JMU leaders want Confederate names removed from buildings

University said it will continue, however, to bear name of James Madison despite slave ownership

Published June 22, 2020 by Sydney Lake

Jackson Hall. Photo courtesy James Madison University
Jackson Hall. Photo courtesy James Madison University

James Madison University announced Monday that university leadership is asking the JMU Board of Visitors to rename three campus buildings on its Quad that are named for Confederate leaders Gen. Thomas  “Stonewall” Jackson, Col. Turner Ashby Jr. and Matthew Fontaine Maury.

“We recognize that these building names are a painful reminder of a history of oppression, and that they send an unwelcoming message to Black students, faculty and staff in particular. That is not who we are or who we want to be,” JMU President Jonathan R. Alger said in a statement. “Much has changed since those buildings were named more than 100 years ago.” 

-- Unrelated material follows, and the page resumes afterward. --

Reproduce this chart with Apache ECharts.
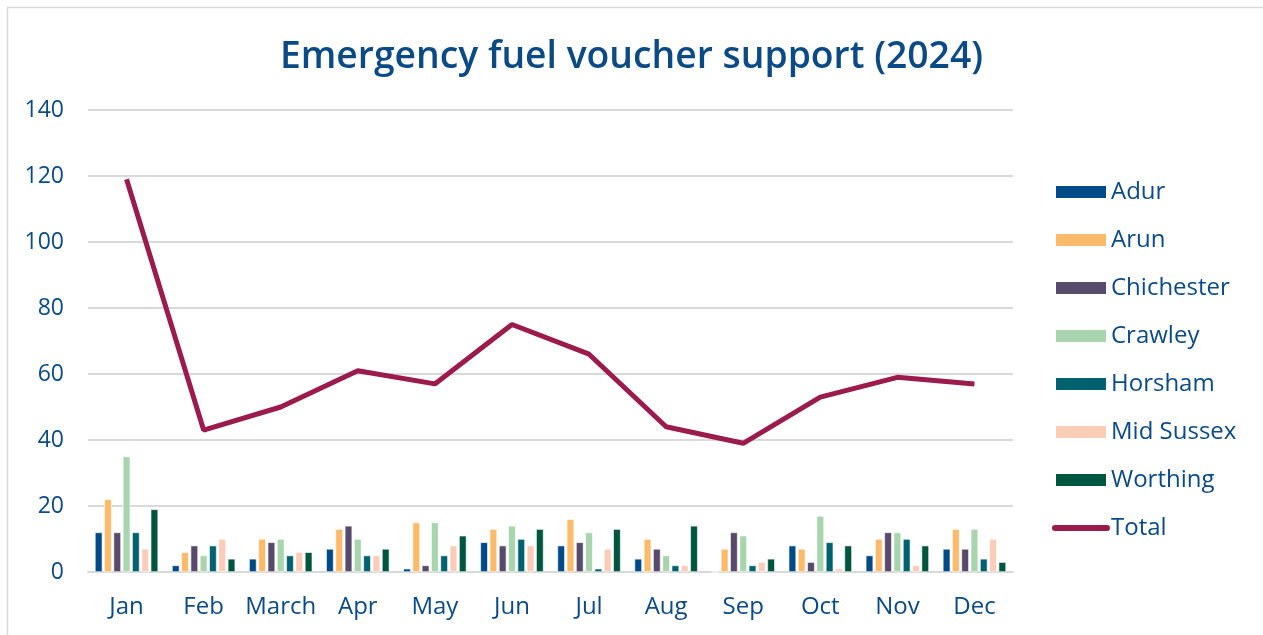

The university will recommend to the board of visitors immediate removal of the building names and assignment of temporary names. It also will recommend establishing a process in which the JMU community can brainstorm new names for the buildings. University leadership is planning to hold a virtual board meeting this summer to discuss plans. 

JMU’s Task Force on Inclusion has studied the history of the three buildings in question, and information was compiled by the History and Context Working Group of the task force. Findings were shared with the campus community, and individuals were invited to share their thoughts with university leadership about changing the building names. 

“JMU has evolved into a national institution that welcomes students from all racial, ethnic and socioeconomic backgrounds,” Alger said in a statement. “We have a responsibility to change and evolve, and while that process can be messy and painful at times, it is at the heart of what it means to be a university.”

The university is named for the fourth president of the United States, James Madison, also known as the Father of the Constitution. Madison owned slaves, and the university “recognizes Madison’s flaws as well as his virtues.”

“The university will continue to honor his legacy through the name of the institution, and carry forward his vision ‘to form a more perfect union,’” read the statement from JMU.